Paling tidak, terdapat dua faktor yang membuat Empat Mata begitu populer sehingga mampu menarik banyak pengiklan dalam setiap episode. Pertama, faktor talenta komedi Tukul Arwana. Tukul mampu menciptakan ungkapan dan guyonan ala "wong ndeso" dan dipadukan dengan ungkapan bahasa Inggris yang amburadul sehingga menjadi trade mark.
Ungkapan seperti "Puas-puas", "Katrok", "Wong Ndeso", maupun "Tak Sobek-sobek", mampu menjadi penanda eksistensial tayangan ini. "Just kiding, just for laugh" dan ungkapan bahasa Inggris lain yang dilafalkan dengan sekadarnya, seringkali salah, semakin memperkuat kesan komedis.
Ungkapan-ungkapan ala wong ndeso yang semula asing di telinga warga kota, dengan segera mampu menjadi kode-kode kultural yang mampu menyebar dan menembus batas-batas kultural para penonton. Ungkapan-ungkapan itu didukung dengan aksi-aksi spontan Tukul yang cukup khas.
Tukul suatu saat bisa sangat serius, namun pada saat yang lain dia bisa berjalan merangkak ataupun membersihkan sepatu bintang tamu. Tukul juga bisa dengan genit menggoda para bintang tamu. Hal lain yang tidak bisa dilepaskan dari tayangan ini adakah cipika-cipiki dan juga guyonan yang dalam batas-batas tertentu dikatakan 'nyrempet porno'. Kedua adalasan inilah yang menjadikan KPI menegur tim kreatif dan pihak Trans 7.
Kedua, adalah kemampuan tim kreatif dalam menggagas tema-tema keseharian yang sudah biasa dirasakan oleh banyak orang dalam konsep perbincangan yang begitu cair, seperti: (a) romantisme antara pasangan suami- istri, (b) kedekatan anak dan orang tua, (c) keperkasaan, (d) ukuran keseksian, dan lain-lain.
Dalam hal ini, Empat Mata mampu memberikan satu sentuhan baru, tentang sebuah konsep perbincangan dengan selebritas. Artinya, selebritas banyak diperbincangkan secara sepihak oleh media dalam format infotainmen gosip. Beragam acara gosip telah menjadikan acara tersebut sesuatu yang biasa, bahkan cenderung menjenuhkan.

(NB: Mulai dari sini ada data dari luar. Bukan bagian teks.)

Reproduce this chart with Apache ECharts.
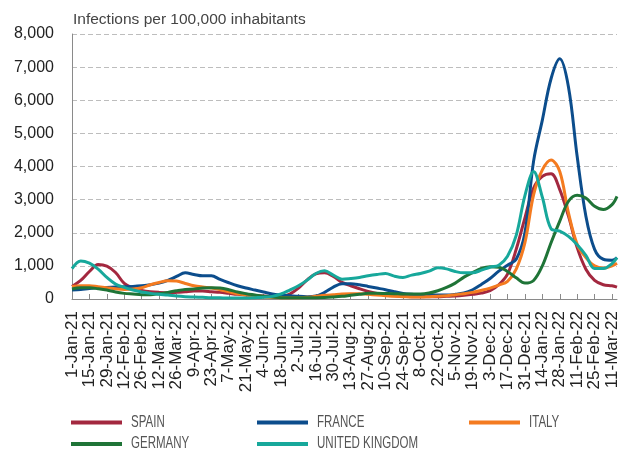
<!DOCTYPE html>
<html>
<head>
<meta charset="utf-8">
<script src="https://cdn.jsdelivr.net/npm/echarts@6/dist/echarts.min.js"></script>
<style>
  html, body { margin: 0; padding: 0; background: #fff; }
  #chart { width: 621px; height: 453px; }
</style>
</head>
<body>
<div id="chart"></div>
<script>
// Weekly sample dates (plus the last reported day)
const sampleDates = [
  '2021-01-01','2021-01-08','2021-01-15','2021-01-22','2021-01-29',
  '2021-02-05','2021-02-12','2021-02-19','2021-02-26',
  '2021-03-05','2021-03-12','2021-03-19','2021-03-26',
  '2021-04-02','2021-04-09','2021-04-16','2021-04-23','2021-04-30',
  '2021-05-07','2021-05-14','2021-05-21','2021-05-28',
  '2021-06-04','2021-06-11','2021-06-18','2021-06-25',
  '2021-07-02','2021-07-09','2021-07-16','2021-07-23','2021-07-30',
  '2021-08-06','2021-08-13','2021-08-20','2021-08-27',
  '2021-09-03','2021-09-10','2021-09-17','2021-09-24',
  '2021-10-01','2021-10-08','2021-10-15','2021-10-22','2021-10-29',
  '2021-11-05','2021-11-12','2021-11-19','2021-11-26',
  '2021-12-03','2021-12-10','2021-12-17','2021-12-24','2021-12-31',
  '2022-01-07','2022-01-14','2022-01-21','2022-01-28',
  '2022-02-04','2022-02-11','2022-02-18','2022-02-25',
  '2022-03-04','2022-03-11','2022-03-15'
];

// Infections per 100,000 inhabitants at each sample date
const spain = [
  380, 560, 830, 1040, 990, 800, 470, 330, 260,
  220, 200, 190, 200, 220, 240, 240, 220, 200,
  170, 140, 120, 100, 90, 70, 70, 150,
  330, 580, 760, 790, 680, 500, 400, 310, 230,
  170, 130, 100, 80, 70, 70, 70, 70, 80,
  90, 110, 140, 180, 250, 430, 750, 1500, 2450,
  3350, 3700, 3780, 3300, 2500, 1550, 900, 560,
  430, 400, 360
];
const france = [
  270, 290, 320, 340, 350, 360, 370, 380, 400,
  430, 480, 560, 680, 790, 740, 700, 700, 590,
  490, 400, 330, 270, 210, 150, 120, 100,
  80, 70, 90, 200, 360, 460, 460, 430, 380,
  330, 280, 220, 170, 140, 120, 120, 120, 120,
  140, 180, 280, 440, 620, 840, 1020, 1200, 2000,
  4170, 5400, 6650, 7250, 6400, 4300, 2500, 1500,
  1200, 1170, 1250
];
const italy = [
  380, 400, 400, 370, 340, 310, 290, 300, 340,
  430, 500, 550, 540, 470, 400, 360, 330, 280,
  220, 160, 120, 90, 60, 50, 40, 40,
  40, 50, 80, 110, 130, 150, 160, 160, 140,
  120, 100, 80, 70, 60, 60, 70, 80, 100,
  130, 160, 200, 260, 330, 420, 530, 900, 1700,
  3150, 3900, 4200, 3850, 2600, 1650, 1250, 1000,
  930, 1000, 1080
];
const germany = [
  300, 340, 340, 310, 270, 210, 170, 150, 130,
  130, 160, 200, 250, 290, 300, 330, 340, 330,
  280, 210, 160, 120, 80, 60, 40, 35,
  35, 40, 40, 45, 60, 80, 110, 140, 170,
  170, 165, 160, 150, 150, 150, 180, 250, 350,
  480, 660, 800, 920, 970, 960, 830, 640, 480,
  560, 1000, 1700, 2350, 2950, 3130, 3050, 2800,
  2700, 2850, 3100
];
const unitedKingdom = [
  920, 1150, 1080, 900, 650, 450, 350, 270, 210,
  170, 140, 120, 90, 70, 60, 50, 40, 35,
  30, 30, 30, 40, 50, 80, 150, 270,
  400, 570, 770, 850, 720, 600, 620, 650, 700,
  740, 770, 690, 650, 720, 770, 840, 940, 910,
  830, 790, 790, 870, 960, 1020, 1290, 1920, 3120,
  3850, 3070, 2120, 2050, 1890, 1640, 1320, 920,
  920, 1070, 1250
];

// Axis labels shown every two weeks
const tickLabels = [
  '1-Jan-21','15-Jan-21','29-Jan-21','12-Feb-21','26-Feb-21','12-Mar-21',
  '26-Mar-21','9-Apr-21','23-Apr-21','7-May-21','21-May-21','4-Jun-21',
  '18-Jun-21','2-Jul-21','16-Jul-21','30-Jul-21','13-Aug-21','27-Aug-21',
  '10-Sep-21','24-Sep-21','8-Oct-21','22-Oct-21','5-Nov-21','19-Nov-21',
  '3-Dec-21','17-Dec-21','31-Dec-21','14-Jan-22','28-Jan-22','11-Feb-22',
  '25-Feb-22','11-Mar-22'
];
const yTicks = [0, 1000, 2000, 3000, 4000, 5000, 6000, 7000, 8000];

const seriesNames = ['SPAIN', 'FRANCE', 'ITALY', 'GERMANY', 'UNITED KINGDOM'];
const seriesValues = [spain, france, italy, germany, unitedKingdom];
const seriesColors = ['#a3283f', '#0c4d8c', '#f47b20', '#1f7437', '#17a89b'];

const DAY = 86400000;
const origin = Date.UTC(2021, 0, 1);
const dayOf = s => {
  const [y, m, d] = s.split('-').map(Number);
  return Math.round((Date.UTC(y, m - 1, d) - origin) / DAY);
};
const sampleDays = sampleDates.map(dayOf);
const lastDay = sampleDays[sampleDays.length - 1];
const tickDays = tickLabels.map((_, i) => i * 14);
const labelByDay = {};
tickDays.forEach((d, i) => { labelByDay[d] = tickLabels[i]; });

const axisGrey = '#8a8a8a';
// Legend layout: three columns, two rows
const legendSlots = [
  { x: 71, y: 422.5 }, { x: 257, y: 422.5 }, { x: 469, y: 422.5 },
  { x: 71, y: 444 }, { x: 257, y: 444 }
];
const swatchWidth = 51;
const labelGap = 9;

const chart = echarts.init(document.getElementById('chart'), null, { renderer: 'canvas' });
chart.setOption({
  animation: false,
  backgroundColor: '#ffffff',
  textStyle: { fontFamily: 'Liberation Sans, Arial, sans-serif' },
  title: {
    text: 'Infections per 100,000 inhabitants',
    left: 73, top: 12, padding: 0,
    textStyle: { fontSize: 15.5, fontWeight: 'normal', color: '#444', fontFamily: 'Liberation Sans, Arial, sans-serif' }
  },
  grid: { left: 72, right: 4, top: 34, bottom: 154, containLabel: false },
  // Legend swatches; their condensed captions are drawn as graphic text below
  legend: seriesNames.map((n, i) => ({
    data: [n],
    left: legendSlots[i].x,
    top: legendSlots[i].y - 2,
    orient: 'horizontal',
    icon: 'rect',
    itemWidth: swatchWidth,
    itemHeight: 4,
    itemGap: 0,
    padding: 0,
    selectedMode: false,
    formatter: () => '',
    textStyle: { fontSize: 4, lineHeight: 4 }
  })),
  graphic: seriesNames.map((n, i) => ({
    type: 'text',
    x: legendSlots[i].x + swatchWidth + labelGap,
    y: legendSlots[i].y,
    scaleX: 0.72,
    silent: true,
    style: {
      text: n,
      fill: '#555',
      font: '16px "Liberation Sans", Arial, sans-serif',
      textVerticalAlign: 'middle',
      textAlign: 'left'
    }
  })),
  xAxis: {
    type: 'value',
    min: 0,
    max: lastDay,
    interval: 14,
    splitLine: { show: false },
    axisLine: { show: true, lineStyle: { color: axisGrey, width: 1 } },
    axisTick: { show: true, inside: true, length: 5, customValues: tickDays, lineStyle: { color: axisGrey } },
    axisLabel: {
      customValues: tickDays,
      rotate: 90,
      margin: 12,
      fontSize: 17,
      color: '#222',
      formatter: v => labelByDay[v] || ''
    }
  },
  yAxis: {
    type: 'value',
    min: 0,
    max: 8000,
    interval: 1000,
    axisLine: { show: true, lineStyle: { color: axisGrey, width: 1 } },
    axisTick: { show: false },
    splitLine: { show: true, lineStyle: { color: '#bdbdbd', type: [5, 3], width: 1 } },
    axisLabel: {
      margin: 18,
      fontSize: 16,
      color: '#222',
      formatter: v => yTicks.includes(v) ? v.toLocaleString('en-US') : ''
    }
  },
  series: seriesNames.map((n, i) => ({
    name: n,
    type: 'line',
    data: sampleDays.map((d, j) => [d, seriesValues[i][j]]),
    showSymbol: false,
    symbol: 'none',
    smooth: 0.35,
    color: seriesColors[i],
    lineStyle: { width: 3, color: seriesColors[i] },
    z: 2 + i
  }))
});
</script>
</body>
</html>
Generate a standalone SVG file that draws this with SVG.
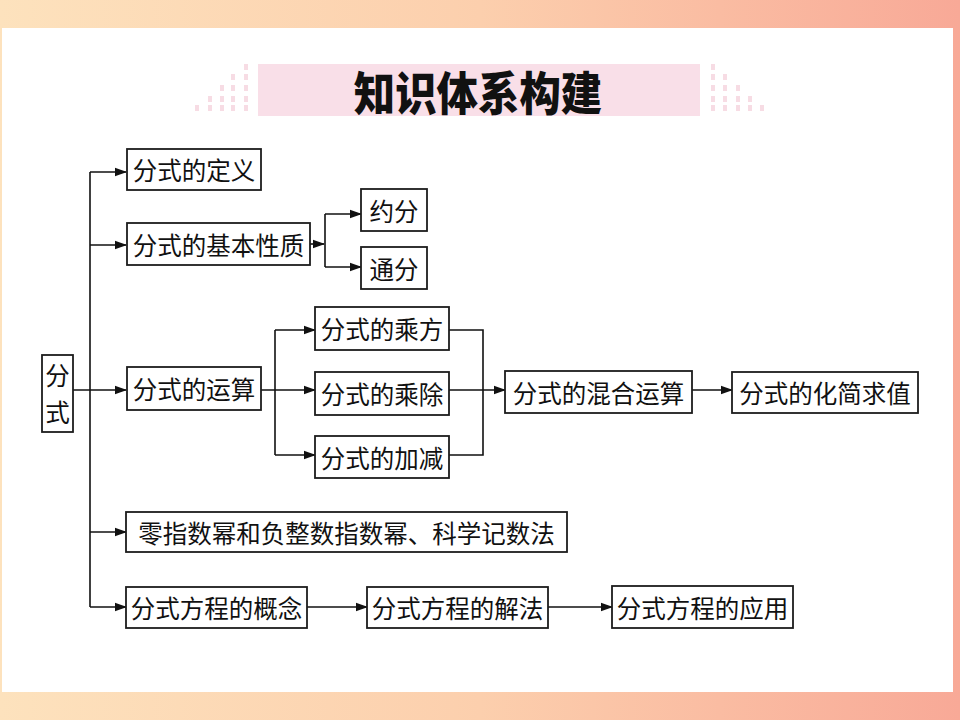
<svg xmlns="http://www.w3.org/2000/svg" width="960" height="720" viewBox="0 0 960 720">
  <defs>
    <linearGradient id="bg" x1="0" y1="0" x2="1" y2="0">
      <stop offset="0" stop-color="#fde2bd"/>
      <stop offset="0.5" stop-color="#fccfad"/>
      <stop offset="1" stop-color="#f8a997"/>
    </linearGradient>
    <marker id="ah" markerUnits="userSpaceOnUse" markerWidth="12" markerHeight="10" viewBox="0 0 12 10" refX="11" refY="5" orient="auto">
      <path d="M0,0.8 L12,5 L0,9.2 Z" fill="#111"/>
    </marker>
    <style>
      .box { fill: #fff; stroke: #1c1c1c; stroke-width: 1.8; }
      .lbl { font-family: "Noto Sans CJK SC", "Noto Sans", sans-serif; font-size: 24.5px; fill: #111; text-anchor: middle; dominant-baseline: central; }
      .ln { fill: none; stroke: #111; stroke-width: 1.6; }
      .arr { fill: none; stroke: #111; stroke-width: 1.6; marker-end: url(#ah); }
      .dot { fill: #f7dce4; }
    </style>
  </defs>

  <!-- background -->
  <rect x="0" y="0" width="960" height="720" fill="url(#bg)"/>
  <rect x="2" y="28" width="951" height="664" fill="#ffffff"/>

  <!-- title banner -->
  <g id="title">
    <rect x="258" y="64" width="442" height="52" fill="#f9dfe8"/>
    <g class="dots">
      <rect class="dot" x="195" y="105" width="4" height="6"/>
      <rect class="dot" x="208" y="96" width="4" height="6"/>
      <rect class="dot" x="208" y="105" width="4" height="6"/>
      <rect class="dot" x="220" y="85" width="4" height="6"/>
      <rect class="dot" x="220" y="96" width="4" height="6"/>
      <rect class="dot" x="220" y="105" width="4" height="6"/>
      <rect class="dot" x="231" y="74" width="4" height="6"/>
      <rect class="dot" x="231" y="85" width="4" height="6"/>
      <rect class="dot" x="231" y="96" width="4" height="6"/>
      <rect class="dot" x="231" y="105" width="4" height="6"/>
      <rect class="dot" x="244" y="64" width="4" height="6"/>
      <rect class="dot" x="244" y="74" width="4" height="6"/>
      <rect class="dot" x="244" y="85" width="4" height="6"/>
      <rect class="dot" x="244" y="96" width="4" height="6"/>
      <rect class="dot" x="244" y="105" width="4" height="6"/>

      <rect class="dot" x="711" y="64" width="4" height="6"/>
      <rect class="dot" x="711" y="74" width="4" height="6"/>
      <rect class="dot" x="711" y="85" width="4" height="6"/>
      <rect class="dot" x="711" y="96" width="4" height="6"/>
      <rect class="dot" x="711" y="105" width="4" height="6"/>
      <rect class="dot" x="723" y="74" width="4" height="6"/>
      <rect class="dot" x="723" y="85" width="4" height="6"/>
      <rect class="dot" x="723" y="96" width="4" height="6"/>
      <rect class="dot" x="723" y="105" width="4" height="6"/>
      <rect class="dot" x="736" y="85" width="4" height="6"/>
      <rect class="dot" x="736" y="96" width="4" height="6"/>
      <rect class="dot" x="736" y="105" width="4" height="6"/>
      <rect class="dot" x="748" y="96" width="4" height="6"/>
      <rect class="dot" x="748" y="105" width="4" height="6"/>
      <rect class="dot" x="760" y="105" width="4" height="6"/>
    </g>
    <text x="0" y="0" transform="translate(478,90) scale(0.9,1)" font-family="'Noto Sans CJK SC', sans-serif" font-size="46" font-weight="900" fill="#111" text-anchor="middle" dominant-baseline="central">知识体系构建</text>
  </g>

  <!-- connectors -->
  <g id="connectors">
    <path class="ln" d="M90,172 V607"/>
    <path class="arr" d="M90,172 H126"/>
    <path class="arr" d="M90,245 H126"/>
    <path class="arr" d="M73,390 H126"/>
    <path class="arr" d="M90,532 H126"/>
    <path class="arr" d="M90,607 H126"/>

    <path class="arr" d="M310,244 H324"/>
    <path class="ln" d="M325,214 V267"/>
    <path class="arr" d="M325,214 H361"/>
    <path class="arr" d="M325,267 H361"/>

    <path class="arr" d="M261,390 H315"/>
    <path class="ln" d="M275,330 V455"/>
    <path class="arr" d="M275,330 H315"/>
    <path class="arr" d="M275,455 H315"/>

    <path class="ln" d="M449,330 H483 V455 H449"/>
    <path class="arr" d="M449,390 H505"/>
    <path class="arr" d="M692,390 H732"/>

    <path class="arr" d="M307,607 H367"/>
    <path class="arr" d="M548,607 H612"/>
  </g>

  <!-- nodes -->
  <g id="n-root">
    <rect class="box" x="42" y="355" width="31" height="77"/>
    <text class="lbl" x="57.5" y="374">分</text>
    <text class="lbl" x="57.5" y="411">式</text>
  </g>
  <g id="n-def">
    <rect class="box" x="127" y="149" width="134" height="41"/>
    <text class="lbl" x="194" y="169.5">分式的定义</text>
  </g>
  <g id="n-prop">
    <rect class="box" x="127" y="223" width="183" height="42"/>
    <text class="lbl" x="218.5" y="244">分式的基本性质</text>
  </g>
  <g id="n-yuefen">
    <rect class="box" x="361" y="189" width="66" height="42"/>
    <text class="lbl" x="394" y="210">约分</text>
  </g>
  <g id="n-tongfen">
    <rect class="box" x="361" y="247" width="66" height="42"/>
    <text class="lbl" x="394" y="268">通分</text>
  </g>
  <g id="n-ops">
    <rect class="box" x="127" y="367" width="134" height="43"/>
    <text class="lbl" x="194" y="388.5">分式的运算</text>
  </g>
  <g id="n-pow">
    <rect class="box" x="315" y="307" width="134" height="43"/>
    <text class="lbl" x="382" y="328.5">分式的乘方</text>
  </g>
  <g id="n-muldiv">
    <rect class="box" x="315" y="372" width="134" height="43"/>
    <text class="lbl" x="382" y="393.5">分式的乘除</text>
  </g>
  <g id="n-addsub">
    <rect class="box" x="315" y="436" width="134" height="42"/>
    <text class="lbl" x="382" y="457">分式的加减</text>
  </g>
  <g id="n-mixed">
    <rect class="box" x="505" y="371" width="187" height="42"/>
    <text class="lbl" x="598.5" y="392">分式的混合运算</text>
  </g>
  <g id="n-simplify">
    <rect class="box" x="732" y="372" width="186" height="41"/>
    <text class="lbl" x="825" y="392.5">分式的化简求值</text>
  </g>
  <g id="n-exp">
    <rect class="box" x="126" y="512" width="441" height="40"/>
    <text class="lbl" x="346.5" y="532">零指数幂和负整数指数幂、科学记数法</text>
  </g>
  <g id="n-eqconcept">
    <rect class="box" x="126" y="587" width="181" height="41"/>
    <text class="lbl" x="216.5" y="607.5">分式方程的概念</text>
  </g>
  <g id="n-eqsolve">
    <rect class="box" x="367" y="587" width="181" height="41"/>
    <text class="lbl" x="457.5" y="607.5">分式方程的解法</text>
  </g>
  <g id="n-eqapply">
    <rect class="box" x="612" y="586" width="181" height="42"/>
    <text class="lbl" x="702.5" y="607">分式方程的应用</text>
  </g>
</svg>
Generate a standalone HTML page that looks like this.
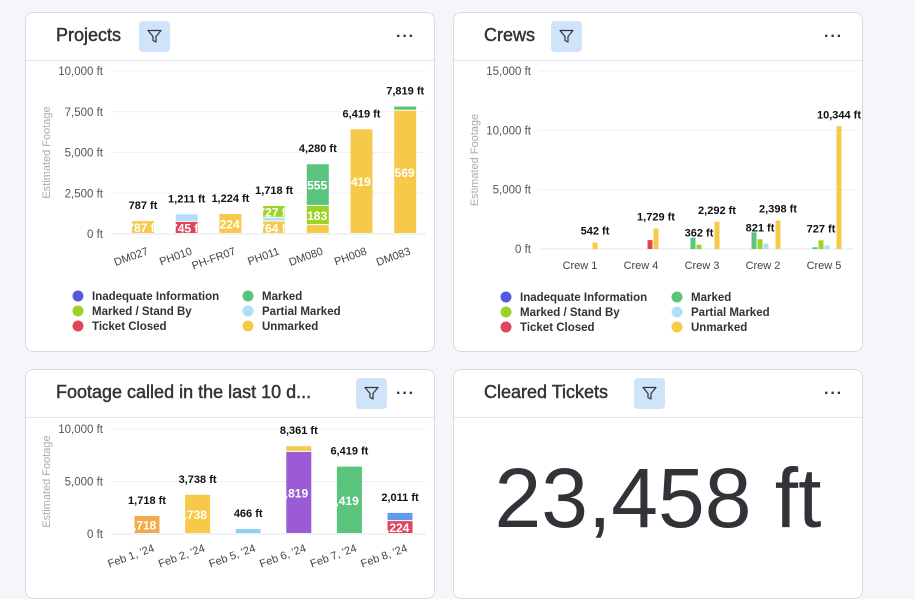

Sementara tim kreatif Empat Mata mampu menampilkan mereka dalam format lain: mereka yang bisa tertawa dengan lepas, bebas dari beban pemberitaan gosip, ketika membicarakan persoalan-persoalan orang kebanyakan. Dengan kata lain, para selebritas mampu mentertawakan diri mereka sendiri ditemani sosok Tukul yang mampu memancing keluarnya ekspresi tawa.
Ketiga, tim kreatif dan Tukul mampu menghadirkan logika pascamodern yang jungkir balik. Selama ini industri media banyak dipenuhi oleh wajah-wajah cantik dan tampan yang lebih berorientasi indo yang memang pada satu masa tertentu menjadi kekuatan hegemonik di layar kaca.
Namun, kuasa hegemonik tersebut tidak pernah berlangsung dalam kepastian karena akan selalu muncul kontra-hegemoni dalam bentuk inovasi kreatif. Konstruksi hegemonik indo segera saja dikacau-balaukan oleh kehadiran sosok Tukul Arwana yang bertampang ndeso dengan ungakapan-ungkapan yang selain konyol, tetapi bisa juga filosofis, semisal "kristalisasi keringat", "giat berjuang dan bekerja", dan lain-lain. Dalam industri media, kebaruan acara dan kecerdasan tematik, merupakan salah satu faktor penentu popularitas.